Currently, the estimated cost for the one-time infusion of Lyfgenia is $3,100,000. The intended goal of the treatment is to address the underlying cause of SCD, eliminate VOCS, and as a result, eliminate the increased complications and medical costs associated with the disease.
In a clinical trial, 32 patients between the ages of 12 and 50 received the treatment. Of those patients, 88% experienced a complete resolution of vaso-occlusive events between six and 18 months after infusion, which is the intended outcome of Lyfgenia. The most common side effects reported were stomatitis, thrombocytopenia, neutropenia, febrile neutropenia, anemia and leukopenia. There is also a risk that patients with the α-thalassemia trait may experience anemia that may require chronic red blood cell transfusions.
Patients who receive Lyfgenia must participate in routine follow-up lab work, monitoring, infection prophylaxis, and blood cell support and will be followed in a long-term study to evaluate the treatment’s safety and effectiveness.
These two therapies represent the first-ever gene therapist to potentially cure a hereditary condition. For patients, this has the potential to be a game changer as these new therapies aim to cure the disease as opposed to controlling symptoms. Providers are also able to offer hope to their patients with SCD that they previously could not.
While the costs for Casgevy and Lyfgenia are estimated to be 2.2 million and 3.1 million respectively, this does NOT include pre-treatment and post-treatment hospitalization of 4-6 weeks or any complications that may arise. Although the risk for these two treatments (and their associated claims) remains extremely low for a self-funded group plans, it’s critical to have a thorough risk mitigation program in place. Especially as more gene therapies emerge for both rare and more prevalent diseases.
To navigate SCD and other gene therapy risks, self-funded group plans require a healthcare partner with deep experience implementing appropriate cost savings techniques, patient support protocols, and reviewing and auditing current policies based on emerging trends.
At Healthgram, we take a multi-pronged approach to managing these new gene therapies and other emerging treatments. This includes in-house clinical oversight, unique plan language, alternative funding analysis, and seamless reinsurance integration. Our clinical staff and claim experts continue to monitor the market and future risk levels of emerging treatments for clients.

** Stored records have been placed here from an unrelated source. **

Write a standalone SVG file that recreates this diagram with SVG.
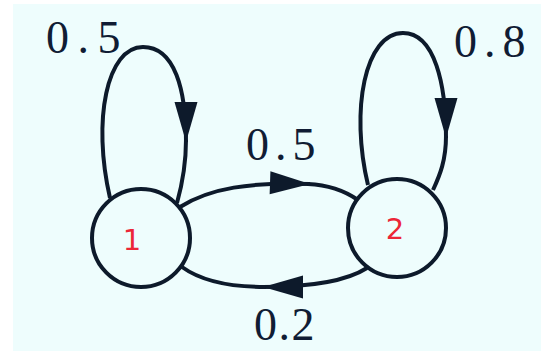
<svg xmlns="http://www.w3.org/2000/svg" width="541" height="351" viewBox="0 0 541 351">
  <style>
    .edge { fill: none; stroke: #0d1a2b; stroke-width: 4; }
    .head { marker-end: url(#arrow); }
    .node circle { fill: none; stroke: #0d1a2b; stroke-width: 4; }
    .node text { font-family: "DejaVu Sans", sans-serif; font-size: 29px; fill: #ec2638; text-anchor: middle; }
    .lbl { font-family: "Liberation Serif", "Times New Roman", serif; font-size: 46px; fill: #101c34; }
  </style>
  <defs>
    <marker id="arrow" markerUnits="userSpaceOnUse" viewBox="-42 -13 44 26" refX="0" refY="0" markerWidth="44" markerHeight="26" orient="auto">
      <path d="M-40,-11.5 L0,0 L-40,11.5 Z" fill="#0d1a2b"/>
    </marker>
  </defs>
  <rect x="0" y="0" width="541" height="351" fill="#ffffff"/>
  <rect x="13" y="4" width="528" height="347" fill="#eefdfd"/>

  <g id="connectors">
    <g id="e11">
      <path class="edge head" d="M110,198 C92,120 107,47 143,47 C175,47 186,90 186,142"/>
      <path class="edge" d="M186,140 C186,165 182,185 177,203"/>
    </g>
    <g id="e22">
      <path class="edge head" d="M368,185 C350,110 365,33 403,33 C435,33 446,85 446,138"/>
      <path class="edge" d="M446,136 C446,160 440,175 433,190"/>
    </g>
    <g id="e12">
      <path class="edge head" d="M180,207 C210,188 250,182 310,184"/>
      <path class="edge" d="M308,184 C330,185 345,191 358,200"/>
    </g>
    <g id="e21">
      <path class="edge head" d="M367,268 C345,282 310,287 263,287"/>
      <path class="edge" d="M265,287 C230,287 200,280 182,267"/>
    </g>
  </g>

  <g id="labels">
    <text class="lbl" x="46" y="53" letter-spacing="8.5">0.5</text>
    <text class="lbl" x="454" y="57" letter-spacing="7">0.8</text>
    <text class="lbl" x="246" y="160" letter-spacing="6">0.5</text>
    <text class="lbl" x="254" y="340" letter-spacing="1.5">0.2</text>
  </g>

  <g id="node1" class="node">
    <circle cx="141" cy="238" r="49"/>
    <text x="132" y="250">1</text>
  </g>
  <g id="node2" class="node">
    <circle cx="397" cy="228" r="49"/>
    <text x="395" y="239">2</text>
  </g>
</svg>
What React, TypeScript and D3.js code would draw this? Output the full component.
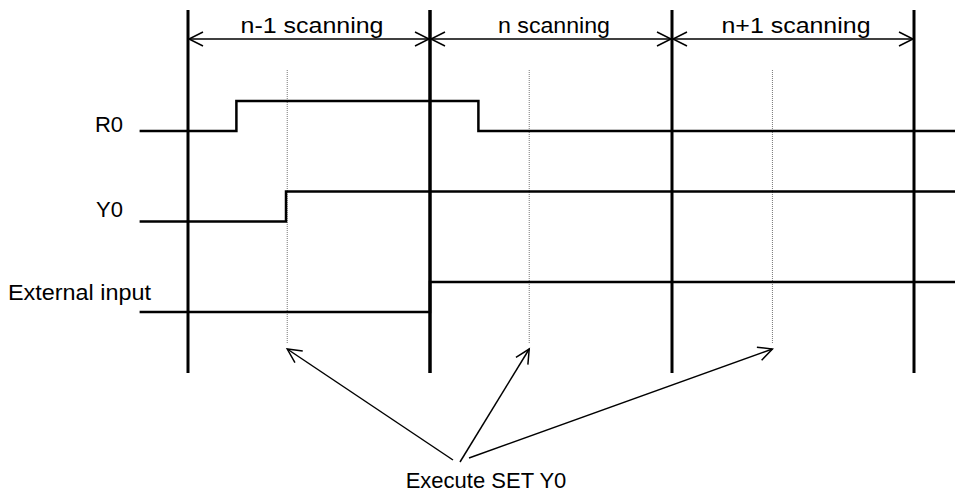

Vice President of Pharmacy Benefits Bryan Klazinga explained, “We will continue to advise our broker partners and clients about strategies to minimize gene therapy risk exposure. This includes the appropriateness of risk sharing and alternative funding programs. If a patient of a customer is prescribed this treatment, we would follow a detailed protocol that we have created for all high-dollar treatments like gene therapies. It’s critical for all parties involved (the patient, customer, broker, and reinsurance carrier) that we provide the right treatment for the right patient at the right cost.”